Le Parlement tunisien a voté mercredi 26 juillet 2017 une loi visant à en finir avec les violences faites aux femmes. Un texte "historique" selon la ministre de la Femme et salué par l'ensemble des défenseur-e-s des droits des femmes en Tunisie.
Elles sont fières, heureuses et soulagées. Après une décennie de lutte et quatre jours de débats intenses, les militantes pour la défense des droits des femmes ont enfin obtenu gain de cause en Tunisie. Mercredi 26 juillet 2017, le Parlement tunisien a voté une loi pour lutter contre les violences faites aux femmes, un texte qui renforce la protection des victimes et abolit des dispositions jugées rétrogrades.
Une adoption qui a été accueillie dans la liesse par les parlementaires comme le montre la vidéo de l'annonce du vote ci-dessous. Publiée sur le site du ministère des Droits des femmes de Tunisie, en arabe, elle se passe de traduction tant elle est jubilatoire.
Après de longs débats et tractations, la législation a été adoptée à l'unanimité des 146 députés présents (sur 217 élus). "C'est un moment très émouvant et nous sommes fiers en Tunisie (...) d'avoir pu nous réunir autour d'un projet historique", a déclaré la ministre de la Femme, Naziha Laabidi.
"On les a eus au corps, comme on dit", sourit pour sa part Sana Ben Achour, militante des droits des femmes et présidente de l'association Beity pour les femmes en difficulté. "C'est magnifique. Pour moi, c'est plus qu'une décision historique. Cela faisait tellement longtemps qu'on y travaillait, depuis 2004, et cette loi n'arrivait pas !"
Abrogation du très controversé article 227 bis
La législation votée mercredi vise effectivement à
"en finir avec toutes les formes de violences contre la femme". La loi prévoit notamment une assistance juridique et psychologique aux victimes et instaure des programmes spécifiques pour ancrer
"les principes des droits humains et de l'égalité entre les genres" dans l'enseignement.
Elle modifie également l'article 227 bis, très controversé, du Code pénal, supprimant la disposition qui prévoit l'abandon des poursuites contre l'auteur d'un acte sexuel
"sans violences" avec une mineure de moins de 15 ans s'il se marie avec sa victime. "
On a fait tomber l'article 227 bis qui était une honte... On a fait admettre l'inceste.
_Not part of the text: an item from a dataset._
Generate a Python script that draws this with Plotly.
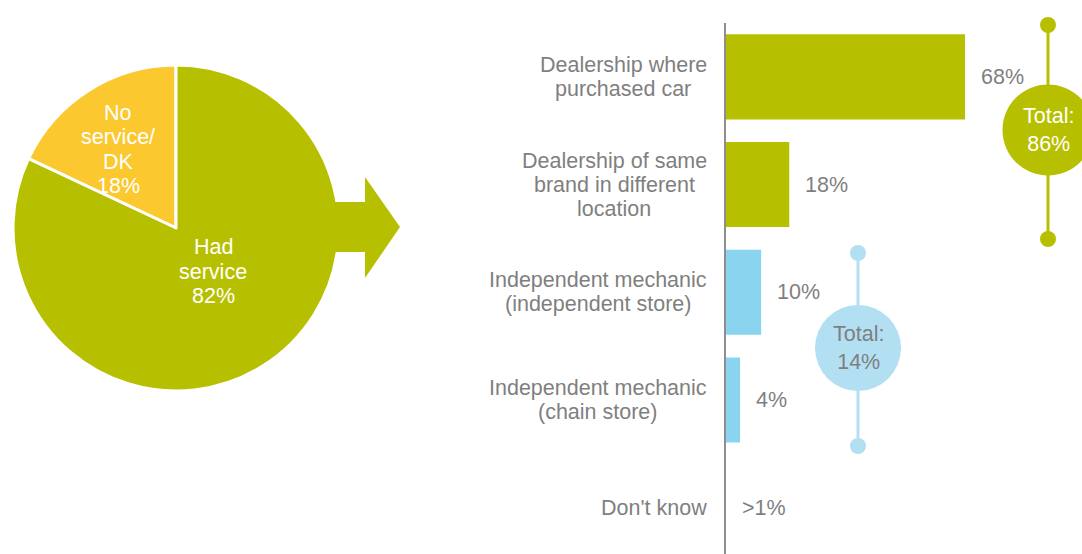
import plotly.graph_objects as go

# ---- data ----
pie_labels = ["No<br>service/<br>DK", "Had<br>service"]
pie_values = [18, 82]

categories = [
    "Dealership where<br>purchased car",
    "Dealership of same<br>brand in different<br>location",
    "Independent mechanic<br>(independent store)",
    "Independent mechanic<br>(chain store)",
    "Don't know",
]
bar_values = [68, 18, 10, 4, 0]
value_labels = ["68%", "18%", "10%", "4%", ">1%"]
dealer_group = [0, 1]        # indices summed into the dealership total
independent_group = [2, 3]   # indices summed into the independent total

# ---- style ----
GREEN = "#B7C000"
YELLOW = "#FCC830"
BLUE = "#8AD4EF"
LIGHT_BLUE = "#B2E0F2"
GRAY = "#7F7F7F"
AXIS_GRAY = "#8E8E8E"
FONT = "Liberation Sans, Arial, sans-serif"
FS = 21.5

W, H = 1082, 554


def px(x):
    return x / W


def py(y):
    return 1 - y / H


# Arial / Liberation Sans advance widths (per em) for centring multi-line labels
CHAR_W = {
    "a": .556, "b": .556, "c": .5, "d": .556, "e": .556, "f": .278, "g": .556,
    "h": .556, "i": .222, "k": .5, "l": .222, "m": .833, "n": .556, "o": .556,
    "p": .556, "r": .333, "s": .5, "t": .278, "u": .556, "v": .5, "w": .722,
    "D": .722, "I": .278, "H": .722, "N": .722, "K": .667, " ": .278, "(": .333,
    ")": .333, "'": .191, "/": .278,
}


def text_width(s, size=FS):
    return sum(CHAR_W.get(ch, .556) for ch in s) * size


fig = go.Figure()

# pie: centre (176, 228), radius 163 px; first slice runs anticlockwise from 12 o'clock
fig.add_trace(go.Pie(
    labels=[l.replace("<br>", " ") for l in pie_labels],
    values=pie_values,
    sort=False,
    direction="clockwise",
    rotation=-64.8,
    marker=dict(colors=[YELLOW, GREEN], line=dict(color="white", width=3)),
    textinfo="none",
    hoverinfo="label+percent",
    showlegend=False,
    domain=dict(x=[px(13), px(339)], y=[py(391), py(65)]),
))

bar_colors = [GREEN if i in dealer_group else BLUE for i in range(len(categories))]
fig.add_trace(go.Bar(
    x=bar_values,
    y=categories,
    orientation="h",
    marker=dict(color=bar_colors, line=dict(width=0)),
    width=0.79,
    showlegend=False,
    hoverinfo="x+y",
))

X0 = 726
PX_PER_PCT = 3.515
fig.update_layout(
    width=W, height=H,
    margin=dict(l=0, r=0, t=0, b=0),
    paper_bgcolor="white",
    plot_bgcolor="white",
    font=dict(family=FONT, size=FS, color=GRAY),
    xaxis=dict(
        domain=[px(X0), 1],
        range=[0, (W - X0) / PX_PER_PCT],
        showgrid=False, zeroline=False, showticklabels=False, showline=False,
        fixedrange=True,
    ),
    yaxis=dict(
        domain=[0, py(23)],
        type="category",
        categoryorder="array",
        categoryarray=categories,
        range=[4.43, -0.5],
        showgrid=False, zeroline=False, showticklabels=False,
        showline=True, linecolor=AXIS_GRAY, linewidth=2,
        fixedrange=True,
    ),
)

annotations = []
LINE = 24

# category labels: block right-aligned left of the axis, lines centred
for cat in categories:
    lines = cat.split("<br>")
    block_w = max(text_width(l) for l in lines)
    cx = X0 - 19 - block_w / 2
    n = len(lines)
    for i, l in enumerate(lines):
        annotations.append(dict(
            x=px(cx), xref="paper", y=cat, yref="y",
            yshift=-(i - (n - 1) / 2) * LINE,
            text=l, showarrow=False, xanchor="center", yanchor="middle",
            font=dict(size=FS, color=GRAY),
        ))

# value labels beside bars
for cat, v, lab in zip(categories, bar_values, value_labels):
    annotations.append(dict(
        x=v, xref="x", y=cat, yref="y", xshift=14,
        text=lab, showarrow=False, xanchor="left", yanchor="middle",
        font=dict(size=FS, color=GRAY),
    ))

# pie slice labels
pie_label_pos = [(118, 149.5), (213, 271.5)]
for lab, v, (lx, ly) in zip(pie_labels, pie_values, pie_label_pos):
    lines = lab.split("<br>") + [f"{v}%"]
    n = len(lines)
    for i, l in enumerate(lines):
        annotations.append(dict(
            x=px(lx), xref="paper", y=py(ly + (i - (n - 1) / 2) * 24.3), yref="paper",
            text=l, showarrow=False, xanchor="center", yanchor="middle",
            font=dict(size=FS, color="white"),
        ))

shapes = []

# arrow from pie to bars
arrow = [(334, 202), (365, 202), (365, 177), (400, 227), (365, 278), (365, 252), (334, 252)]
path = "M " + " L ".join(f"{px(x)},{py(y)}" for x, y in arrow) + " Z"
shapes.append(dict(type="path", path=path, xref="paper", yref="paper",
                   fillcolor=GREEN, line=dict(width=0), layer="above"))


def total_badge(cx, top, bottom, cy, r, color, text_color, group):
    shapes.append(dict(type="line", xref="paper", yref="paper",
                       x0=px(cx), x1=px(cx), y0=py(top), y1=py(bottom),
                       line=dict(color=color, width=3)))
    for yy, rr in ((top, 8), (bottom, 8), (cy, r)):
        shapes.append(dict(type="circle", xref="paper", yref="paper",
                           x0=px(cx - rr), x1=px(cx + rr), y0=py(yy + rr), y1=py(yy - rr),
                           fillcolor=color, line=dict(width=0)))
    total = sum(bar_values[i] for i in group)
    annotations.append(dict(
        x=px(cx), xref="paper", y=py(cy), yref="paper",
        text=f"Total:<br>{total}%", showarrow=False,
        xanchor="center", yanchor="middle",
        font=dict(size=FS, color=text_color),
    ))


total_badge(1048, 25, 239, 130, 45.5, GREEN, "white", dealer_group)
total_badge(858, 253, 446, 348, 43, LIGHT_BLUE, GRAY, independent_group)

fig.update_layout(annotations=annotations, shapes=shapes)

fig.write_html("out.html")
Il y a une redéfinition du viol à l'encontre des mineurs filles ou garçons", se rejouit Sana Ben Achour, militante des droits des femmes et présidente de l'association Beity pour les femmes sans domicile.
"Cette loi va mettre fin à des textes archaïques du Code pénal. On a fait tomber les lois de l'ordre public patriarcal." Sana Ben Achour, dans un entretien à TV5MONDE
Satisfaction des militantes des droits des femmes
La Tunisie est considérée comme une pionnière en matière de droits des femmes dans le monde arabe et la nouvelle Constitution adoptée en 2014 stipule que les
"citoyens et citoyennes sont égaux en droits et devoirs". La législation promulguée est aussi considérée comme une victoire et un texte fondateur pour les défenseur-e-s des droits des femmes
"dans le Maghreb et dans le monde arabe", souligne Sana Ben Achour.
Mais en Tunisie comme ailleurs dans le monde, les femmes restent victimes de discriminations dans de nombreux domaines et, tout en se félicitant du vote de cette loi, plusieurs militants des droits des femmes appellent à s'atteler maintenant à faire évoluer les mentalités. Près d'une femme sur deux en Tunisie dit avoir déjà subi
"une ou plusieurs formes de violences", selon une étude réalisée par un établissement public.
La loi votée mercredi entrera en vigueur six mois après sa publication au Journal officiel.
"C'est formidable. C'est émouvant. Il y a encore des choses à faire, mais l'essentiel y est", conclut Khadija Chérif, figure historique de la société civile tunisienne.